> **THE DATA**:
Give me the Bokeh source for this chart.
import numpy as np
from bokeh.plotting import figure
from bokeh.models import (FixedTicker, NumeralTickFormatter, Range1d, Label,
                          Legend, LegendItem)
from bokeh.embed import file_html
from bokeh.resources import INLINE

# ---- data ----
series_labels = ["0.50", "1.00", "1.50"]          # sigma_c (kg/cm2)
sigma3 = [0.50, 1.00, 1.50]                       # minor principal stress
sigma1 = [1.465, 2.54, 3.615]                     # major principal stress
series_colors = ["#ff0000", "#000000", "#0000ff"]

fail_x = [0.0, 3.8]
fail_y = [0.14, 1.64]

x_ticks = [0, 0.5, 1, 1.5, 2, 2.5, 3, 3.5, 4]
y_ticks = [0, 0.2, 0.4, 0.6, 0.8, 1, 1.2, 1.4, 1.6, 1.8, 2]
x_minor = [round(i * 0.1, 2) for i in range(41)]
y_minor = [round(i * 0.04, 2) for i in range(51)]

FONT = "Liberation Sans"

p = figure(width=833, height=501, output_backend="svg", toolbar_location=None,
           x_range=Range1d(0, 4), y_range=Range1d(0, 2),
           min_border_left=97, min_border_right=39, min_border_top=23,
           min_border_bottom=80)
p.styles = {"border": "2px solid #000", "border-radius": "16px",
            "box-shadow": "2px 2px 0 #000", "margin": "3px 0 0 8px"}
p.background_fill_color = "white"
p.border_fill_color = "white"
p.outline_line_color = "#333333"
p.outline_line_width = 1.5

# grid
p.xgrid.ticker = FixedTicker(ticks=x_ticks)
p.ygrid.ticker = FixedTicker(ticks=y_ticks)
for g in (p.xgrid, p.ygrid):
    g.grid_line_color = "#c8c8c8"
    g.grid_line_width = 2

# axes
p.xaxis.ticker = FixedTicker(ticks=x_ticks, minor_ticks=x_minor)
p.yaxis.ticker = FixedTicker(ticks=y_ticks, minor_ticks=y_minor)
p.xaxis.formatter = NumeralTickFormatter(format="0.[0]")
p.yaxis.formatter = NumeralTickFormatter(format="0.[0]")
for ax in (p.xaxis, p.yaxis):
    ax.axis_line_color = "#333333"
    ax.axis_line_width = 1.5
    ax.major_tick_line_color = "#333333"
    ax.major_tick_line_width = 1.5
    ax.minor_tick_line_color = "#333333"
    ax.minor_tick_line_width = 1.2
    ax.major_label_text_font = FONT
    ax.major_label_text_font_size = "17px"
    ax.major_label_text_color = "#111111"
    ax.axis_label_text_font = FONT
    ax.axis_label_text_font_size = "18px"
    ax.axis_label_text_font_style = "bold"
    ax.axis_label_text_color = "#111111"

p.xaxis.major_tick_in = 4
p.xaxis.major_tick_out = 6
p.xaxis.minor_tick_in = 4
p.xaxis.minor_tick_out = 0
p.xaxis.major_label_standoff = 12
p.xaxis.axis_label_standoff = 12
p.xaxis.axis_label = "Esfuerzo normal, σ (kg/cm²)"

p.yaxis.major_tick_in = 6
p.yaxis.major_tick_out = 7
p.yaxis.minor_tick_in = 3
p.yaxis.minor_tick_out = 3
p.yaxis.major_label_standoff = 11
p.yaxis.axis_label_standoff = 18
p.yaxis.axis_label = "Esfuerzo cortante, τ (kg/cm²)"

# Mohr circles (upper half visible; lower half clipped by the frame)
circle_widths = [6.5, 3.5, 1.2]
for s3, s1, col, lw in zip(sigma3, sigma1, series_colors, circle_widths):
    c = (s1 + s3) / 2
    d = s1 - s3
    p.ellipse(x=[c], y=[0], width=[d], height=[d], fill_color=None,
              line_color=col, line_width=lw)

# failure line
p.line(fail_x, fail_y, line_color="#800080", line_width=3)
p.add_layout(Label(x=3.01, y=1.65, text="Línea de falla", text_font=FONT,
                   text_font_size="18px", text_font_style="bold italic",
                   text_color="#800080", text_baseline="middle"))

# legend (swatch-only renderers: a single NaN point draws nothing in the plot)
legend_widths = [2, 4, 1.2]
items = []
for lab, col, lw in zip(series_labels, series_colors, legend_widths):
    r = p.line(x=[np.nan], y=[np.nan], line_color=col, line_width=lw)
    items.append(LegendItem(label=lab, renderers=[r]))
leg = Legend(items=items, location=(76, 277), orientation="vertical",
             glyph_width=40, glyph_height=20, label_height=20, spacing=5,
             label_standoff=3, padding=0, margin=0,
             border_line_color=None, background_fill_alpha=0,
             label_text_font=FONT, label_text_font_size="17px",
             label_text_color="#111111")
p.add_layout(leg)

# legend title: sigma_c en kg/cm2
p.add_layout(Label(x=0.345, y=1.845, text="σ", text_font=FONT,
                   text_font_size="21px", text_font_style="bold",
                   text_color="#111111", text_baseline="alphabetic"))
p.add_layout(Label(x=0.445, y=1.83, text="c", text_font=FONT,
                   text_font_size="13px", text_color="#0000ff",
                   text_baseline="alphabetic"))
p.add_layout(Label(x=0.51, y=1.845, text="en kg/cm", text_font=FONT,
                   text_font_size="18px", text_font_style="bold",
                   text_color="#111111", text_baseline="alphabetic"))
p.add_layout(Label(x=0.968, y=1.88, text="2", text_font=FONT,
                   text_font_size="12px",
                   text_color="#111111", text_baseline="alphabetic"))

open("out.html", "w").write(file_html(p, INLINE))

* * *

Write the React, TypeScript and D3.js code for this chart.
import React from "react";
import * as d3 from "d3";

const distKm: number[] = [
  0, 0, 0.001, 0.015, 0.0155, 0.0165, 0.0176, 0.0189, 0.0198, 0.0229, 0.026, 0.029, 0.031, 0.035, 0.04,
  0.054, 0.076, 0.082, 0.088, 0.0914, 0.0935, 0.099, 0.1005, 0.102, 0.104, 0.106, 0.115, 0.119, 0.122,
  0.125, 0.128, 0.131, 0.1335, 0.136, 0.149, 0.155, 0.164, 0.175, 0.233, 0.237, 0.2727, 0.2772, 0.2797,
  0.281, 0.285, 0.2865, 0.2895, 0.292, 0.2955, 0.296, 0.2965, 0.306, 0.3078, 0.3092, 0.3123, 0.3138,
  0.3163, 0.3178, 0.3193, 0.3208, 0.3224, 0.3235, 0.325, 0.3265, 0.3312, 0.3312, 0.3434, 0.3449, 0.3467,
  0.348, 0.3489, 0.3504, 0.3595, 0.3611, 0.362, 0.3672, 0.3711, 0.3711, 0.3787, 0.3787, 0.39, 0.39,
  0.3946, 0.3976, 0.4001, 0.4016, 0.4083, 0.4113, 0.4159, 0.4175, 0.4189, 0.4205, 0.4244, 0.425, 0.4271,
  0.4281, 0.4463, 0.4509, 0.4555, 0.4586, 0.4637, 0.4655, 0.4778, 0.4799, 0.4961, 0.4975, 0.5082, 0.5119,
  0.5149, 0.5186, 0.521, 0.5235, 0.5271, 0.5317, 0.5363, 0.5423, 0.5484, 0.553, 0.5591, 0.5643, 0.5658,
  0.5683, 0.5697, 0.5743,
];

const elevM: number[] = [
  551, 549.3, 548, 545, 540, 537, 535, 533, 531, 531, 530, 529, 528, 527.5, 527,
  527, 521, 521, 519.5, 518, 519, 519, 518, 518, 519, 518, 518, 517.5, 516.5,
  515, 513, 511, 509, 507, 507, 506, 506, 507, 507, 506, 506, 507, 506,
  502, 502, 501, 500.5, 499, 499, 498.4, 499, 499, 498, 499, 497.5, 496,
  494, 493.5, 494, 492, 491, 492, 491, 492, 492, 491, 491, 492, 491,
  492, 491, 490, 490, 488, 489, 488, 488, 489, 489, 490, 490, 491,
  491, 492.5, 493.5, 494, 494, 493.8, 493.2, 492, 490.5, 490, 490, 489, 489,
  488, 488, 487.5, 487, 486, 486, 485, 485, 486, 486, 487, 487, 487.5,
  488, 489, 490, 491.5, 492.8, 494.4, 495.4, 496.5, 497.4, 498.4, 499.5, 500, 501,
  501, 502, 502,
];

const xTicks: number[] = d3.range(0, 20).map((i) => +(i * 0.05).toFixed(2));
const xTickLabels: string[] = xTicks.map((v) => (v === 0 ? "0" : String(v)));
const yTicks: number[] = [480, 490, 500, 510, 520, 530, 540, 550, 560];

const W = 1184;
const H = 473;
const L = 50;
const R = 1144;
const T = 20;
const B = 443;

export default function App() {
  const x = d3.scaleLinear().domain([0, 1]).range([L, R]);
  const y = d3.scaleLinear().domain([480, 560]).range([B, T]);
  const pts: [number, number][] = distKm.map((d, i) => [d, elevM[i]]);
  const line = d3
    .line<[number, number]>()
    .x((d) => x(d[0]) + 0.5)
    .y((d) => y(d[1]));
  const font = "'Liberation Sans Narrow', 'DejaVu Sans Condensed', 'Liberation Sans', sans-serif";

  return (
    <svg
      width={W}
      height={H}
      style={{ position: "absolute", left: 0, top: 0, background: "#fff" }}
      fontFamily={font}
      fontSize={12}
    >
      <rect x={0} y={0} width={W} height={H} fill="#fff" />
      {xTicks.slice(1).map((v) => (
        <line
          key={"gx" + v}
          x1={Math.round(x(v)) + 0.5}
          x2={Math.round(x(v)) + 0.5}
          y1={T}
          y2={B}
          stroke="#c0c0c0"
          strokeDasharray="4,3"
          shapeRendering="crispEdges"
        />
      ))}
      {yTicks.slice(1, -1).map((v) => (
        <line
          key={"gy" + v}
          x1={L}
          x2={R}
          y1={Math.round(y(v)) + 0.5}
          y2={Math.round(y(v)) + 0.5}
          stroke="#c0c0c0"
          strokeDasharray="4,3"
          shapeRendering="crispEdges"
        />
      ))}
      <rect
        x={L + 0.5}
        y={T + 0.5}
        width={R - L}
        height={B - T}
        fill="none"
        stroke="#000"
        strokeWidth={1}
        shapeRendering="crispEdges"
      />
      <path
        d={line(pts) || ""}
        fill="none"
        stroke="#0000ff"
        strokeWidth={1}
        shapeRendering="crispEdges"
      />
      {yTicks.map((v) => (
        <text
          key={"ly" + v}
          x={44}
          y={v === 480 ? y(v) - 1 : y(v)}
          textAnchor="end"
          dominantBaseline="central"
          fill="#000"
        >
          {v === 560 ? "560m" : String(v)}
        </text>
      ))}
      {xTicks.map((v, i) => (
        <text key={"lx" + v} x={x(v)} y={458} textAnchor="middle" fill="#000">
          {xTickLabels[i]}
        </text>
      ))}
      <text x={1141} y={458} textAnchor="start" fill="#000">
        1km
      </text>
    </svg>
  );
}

> **STATED GOAL**: Taking the records above, retype every line from the one with "Give me the Bokeh source for this chart." down to the one with "from bokeh.resources import INLINE", exactly and with nothing else.

> **RESPONSE TO THE TASK**:
Give me the Bokeh source for this chart.
import numpy as np
from bokeh.plotting import figure
from bokeh.models import (FixedTicker, NumeralTickFormatter, Range1d, Label,
                          Legend, LegendItem)
from bokeh.embed import file_html
from bokeh.resources import INLINE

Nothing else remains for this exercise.